Nun helfen die Schwerter aus der Fundstätte weiter bei der Suche, besonders das eine, auf dem eine drei-köpfige Schlange eingeritzt ist, sie ist das Indiz und verweist auf den ägyptischen Sonnenkult, die Babylonier und den König Hammurabi (1728 – 1686 v. Chr.), die um das Geheimnis von der Harmonisierung von Sonne und Mond wussten. Unser Prinz muss davon gehört haben.

Aber warum hat man diese bedeutende Scheibe vergraben, ihr einen Goldbogen abmontiert, um sie so nutzlos zu machen? Vermutungen. Im 17./16. Jahrhundert v. Chr. brach auf der Insel Santorini der Vulkan Thera aus und hüllte ganze Europa in Dunkelheit. Die Beobachtung der Gestirne war eventuell nicht mehr möglich, der Abendhimmel verfärbte sich blutrot, es war unheimlich, Katastrophen folgten. Vielleicht wollte man die Scheibe opfern, um die Sonne wieder gnädig zu stimmen.

Abb: Bluse Kopernikus, Seiden-Jacquard schwarz (€ 498)

Unser Kaffee ist getrunken, Quiche, Salat und Kuchen gegessen. Ich bin vollkommen fertig von der Geschichte, sechs enggeschriebene Seiten mit Notizen. Das Erstaunliche, alles fand so gut wie vor unserer Haustür statt, nur ein paar wahnwitzige Jahrtausende zuvor. Wäre ich noch einmal Anfang 20, ich würde Archäologe, Physik, Chemie und am besten noch Astrologie studieren, um einen solchen Krimi zu leben.

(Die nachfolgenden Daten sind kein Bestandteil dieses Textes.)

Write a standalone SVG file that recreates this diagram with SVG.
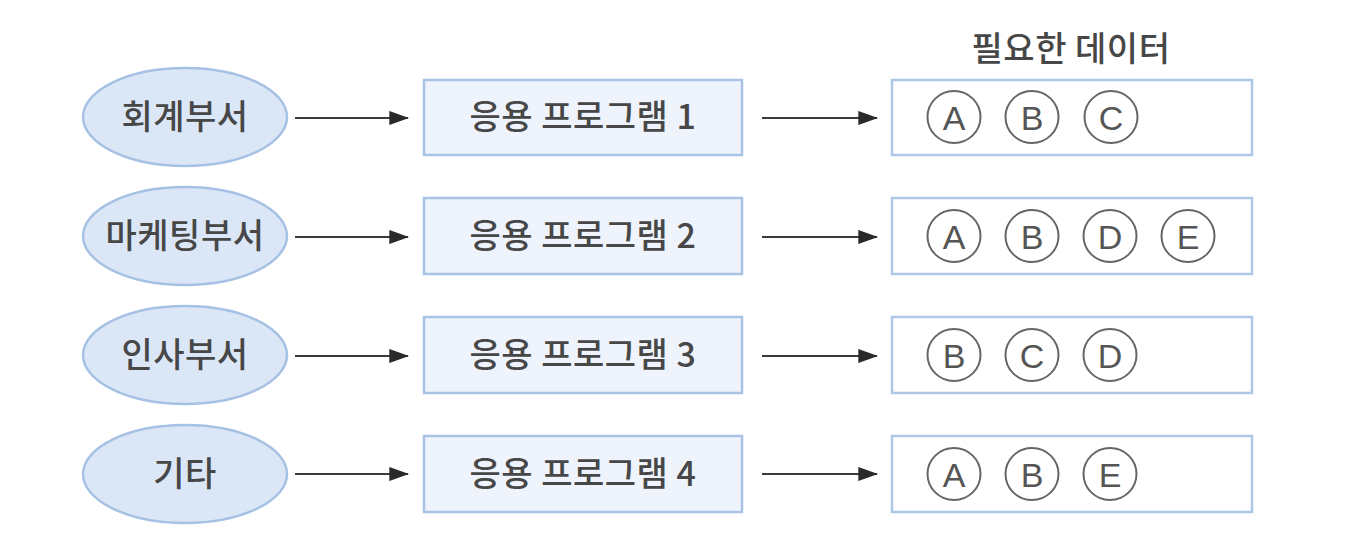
<svg xmlns="http://www.w3.org/2000/svg" width="1372" height="550" viewBox="0 0 1372 550">
<defs>
<style>
.dept ellipse{fill:#dbe7f7;stroke:#a6c1e3;stroke-width:2.5}
.prog rect{fill:#eef3fc;stroke:#a9c3e5;stroke-width:2.5}
.data rect{fill:#ffffff;stroke:#afc7e7;stroke-width:2.5}
.kt{font-family:"Noto Sans CJK KR","Noto Sans",sans-serif;font-size:34px;font-weight:500;fill:#474747;text-anchor:middle;letter-spacing:0.5px}
.item ellipse{fill:none;stroke:#666;stroke-width:2}
.lt{font-family:"Liberation Sans",Arial,sans-serif;font-size:34px;fill:#555;text-anchor:middle}
.conn line{stroke:#3a3a3a;stroke-width:2.2}
</style>
<marker id="arr" markerWidth="9" markerHeight="6.4" refX="8.5" refY="3.2" orient="auto" markerUnits="strokeWidth">
<path d="M0,0 L9,3.2 L0,6.4 Z" fill="#2a2a2a"/>
</marker>
</defs>
<rect width="1372" height="550" fill="#ffffff"/>
<text id="title" class="kt" x="1071" y="61">필요한 데이터</text>
<g id="dept1" class="dept"><ellipse cx="185" cy="117" rx="102" ry="49"/><text class="kt" x="185" y="129">회계부서</text></g>
<g id="dept2" class="dept"><ellipse cx="185" cy="236" rx="102" ry="49"/><text class="kt" x="185" y="248">마케팅부서</text></g>
<g id="dept3" class="dept"><ellipse cx="185" cy="355" rx="102" ry="49"/><text class="kt" x="185" y="367">인사부서</text></g>
<g id="dept4" class="dept"><ellipse cx="185" cy="474" rx="102" ry="49"/><text class="kt" x="185" y="486">기타</text></g>
<g id="prog1" class="prog"><rect x="424" y="80" width="318" height="75"/><text class="kt" x="583" y="129">응용 프로그램 1</text></g>
<g id="prog2" class="prog"><rect x="424" y="198" width="318" height="76"/><text class="kt" x="583" y="248">응용 프로그램 2</text></g>
<g id="prog3" class="prog"><rect x="424" y="317" width="318" height="76"/><text class="kt" x="583" y="367">응용 프로그램 3</text></g>
<g id="prog4" class="prog"><rect x="424" y="436" width="318" height="76"/><text class="kt" x="583" y="486">응용 프로그램 4</text></g>
<g id="data1" class="data"><rect x="892" y="80" width="360" height="75"/>
<g class="item"><ellipse cx="954" cy="117" rx="26.5" ry="26"/><text class="lt" x="954" y="129.5">A</text></g>
<g class="item"><ellipse cx="1032" cy="117" rx="26.5" ry="26"/><text class="lt" x="1032" y="129.5">B</text></g>
<g class="item"><ellipse cx="1111" cy="117" rx="26.5" ry="26"/><text class="lt" x="1111" y="129.5">C</text></g>
</g>
<g id="data2" class="data"><rect x="892" y="198" width="360" height="76"/>
<g class="item"><ellipse cx="954" cy="236" rx="26.5" ry="26"/><text class="lt" x="954" y="248.5">A</text></g>
<g class="item"><ellipse cx="1032" cy="236" rx="26.5" ry="26"/><text class="lt" x="1032" y="248.5">B</text></g>
<g class="item"><ellipse cx="1110" cy="236" rx="26.5" ry="26"/><text class="lt" x="1110" y="248.5">D</text></g>
<g class="item"><ellipse cx="1188" cy="236" rx="26.5" ry="26"/><text class="lt" x="1188" y="248.5">E</text></g>
</g>
<g id="data3" class="data"><rect x="892" y="317" width="360" height="76"/>
<g class="item"><ellipse cx="954" cy="355" rx="26.5" ry="26"/><text class="lt" x="954" y="367.5">B</text></g>
<g class="item"><ellipse cx="1032" cy="355" rx="26.5" ry="26"/><text class="lt" x="1032" y="367.5">C</text></g>
<g class="item"><ellipse cx="1110" cy="355" rx="26.5" ry="26"/><text class="lt" x="1110" y="367.5">D</text></g>
</g>
<g id="data4" class="data"><rect x="892" y="436" width="360" height="76"/>
<g class="item"><ellipse cx="954" cy="474" rx="26.5" ry="26"/><text class="lt" x="954" y="486.5">A</text></g>
<g class="item"><ellipse cx="1032" cy="474" rx="26.5" ry="26"/><text class="lt" x="1032" y="486.5">B</text></g>
<g class="item"><ellipse cx="1110" cy="474" rx="26.5" ry="26"/><text class="lt" x="1110" y="486.5">E</text></g>
</g>
<g id="connectors" class="conn">
<line x1="295" y1="118" x2="408" y2="118" marker-end="url(#arr)"/>
<line x1="295" y1="237" x2="408" y2="237" marker-end="url(#arr)"/>
<line x1="295" y1="356" x2="408" y2="356" marker-end="url(#arr)"/>
<line x1="295" y1="474" x2="408" y2="474" marker-end="url(#arr)"/>
<line x1="762" y1="118" x2="877" y2="118" marker-end="url(#arr)"/>
<line x1="762" y1="237" x2="877" y2="237" marker-end="url(#arr)"/>
<line x1="762" y1="356" x2="877" y2="356" marker-end="url(#arr)"/>
<line x1="762" y1="474" x2="877" y2="474" marker-end="url(#arr)"/>
</g>
</svg>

Wer dieses Adventskalender-Türchen aufmacht, der kann sich gleich den Tag freinehmen, denn diese Geschichte will weitererzählt werden. Das Buch dazu gibt es geschenkt, von mir, zusammen mit dem Kauf der Kopernikus-Bluse, die an den großen Gelehrten erinnert, der die Himmelsscheibe von Nebra zwar nicht kannte, aber sehr wohl das astrologische Wissen der Perser, Griechen und Araber. Er revolutioniert den Himmel und leitete ein neues Zeitalter ein.

Die Himmelsscheibe von Nebra ist in der permanenten Ausstellung des Museum für Vorgeschichte in Halle zu sehen.